The algorithm represents a smarter step forward compared to previous work in the field. Other algorithms force one to start with a predefined model, which introduces a constraint into the experiment and can skew the results. “Our algorithm can automatically and autonomously decide which model is the best model out of n models, at any given time, depending on the acquired data,” said Talapatra. The autonomous computer program reduces the number of steps and limits the use of limited resources. Since it can start with as few as two experiments as initial data points, the algorithm is ideal for optimizing initial experiments and discerning the best path forward.

It can be used as a one-step tool by experimentalists to simply decide on the next material to explore, or as a purely computational tool to replace expensive computational models and reduce computational costs. It can also be used in a combined experimental and computational setup. At the very least, this framework provides a very efficient means of building the initial data set since it may be used to guide experiments or calculations by focusing on gathering data in those sections of the materials design space which will result in the most efficient path to achieving the optimal material.

“Typically, materials research occurs in a very ad-hoc way and serendipity tends to be the rule, rather than the exception,” said Talapatra. “The problem is you often don’t know the fundamental physics behind why a material is or is not working. Our models are not precise enough. When you start a materials discovery journey, you start with the very basic physical knowledge, such as the number of electrons and what happens when the elements join together. You have to find the similarities between the features and the properties.”

“We included as much science as possible in the (artificial intelligence) models,” said Boluki, a doctoral student who will defend his thesis next fall. Boluki and Talapatra worked as implementers in the project and coded it in python together.

The paper on the algorithm has been peer reviewed, presented at several conferences and given good feedback from the materials science and engineering community. Engineers and scientists at Texas A&M are already using the program.

From cell pathology to materials science: The mathematical underpinning

In 2011, Qian and Dougherty began collaborating on enhancing experiment design in biomedical research.

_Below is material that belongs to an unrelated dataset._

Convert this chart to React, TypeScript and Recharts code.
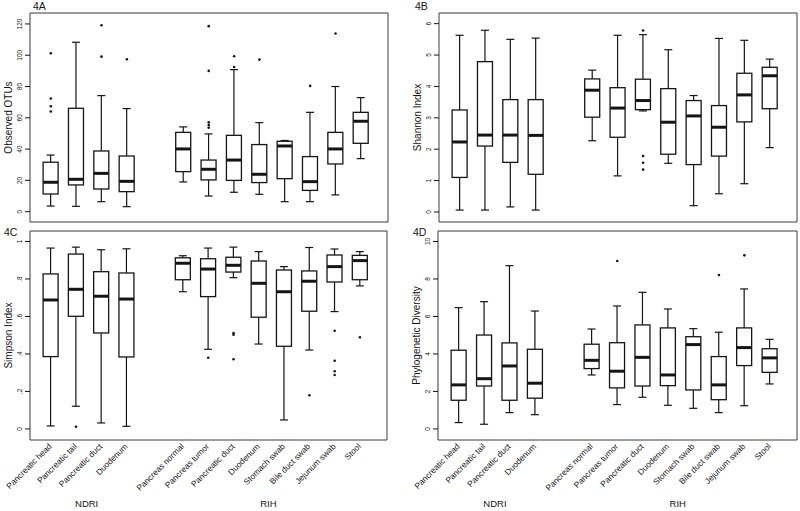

They utilized mathematical models to see when cells are going to the tumor stage.

That same year, federal policymakers announced the Materials Genome Initiative, which aims to accelerate the discovery of new advanced materials by combining the use of computational and experimental tools along with digital data. Over the last eight years, nationwide, much time, money and resources have been invested in this effort.

Qian and Dougherty turned their focus to materials science problems in 2013. The team started working on optimal design problems two years ago, initially collaborating with Drs. Turab Lookman and Prasanna Balachandran from Los Alamos National Laboratory. Current paradigms are typically centered around the idea of exploring the materials space through experimentation or computation and their approach showed that there are more efficient ways of discovering materials.

“While other people were focusing on the generation and analysis of huge amounts of data, we realized that the best way forward was to focus on experiment design — how to explore the vast domain of possible materials and increase our chances of success by choosing materials with a goal, target property, or response in mind,” said Talapatra.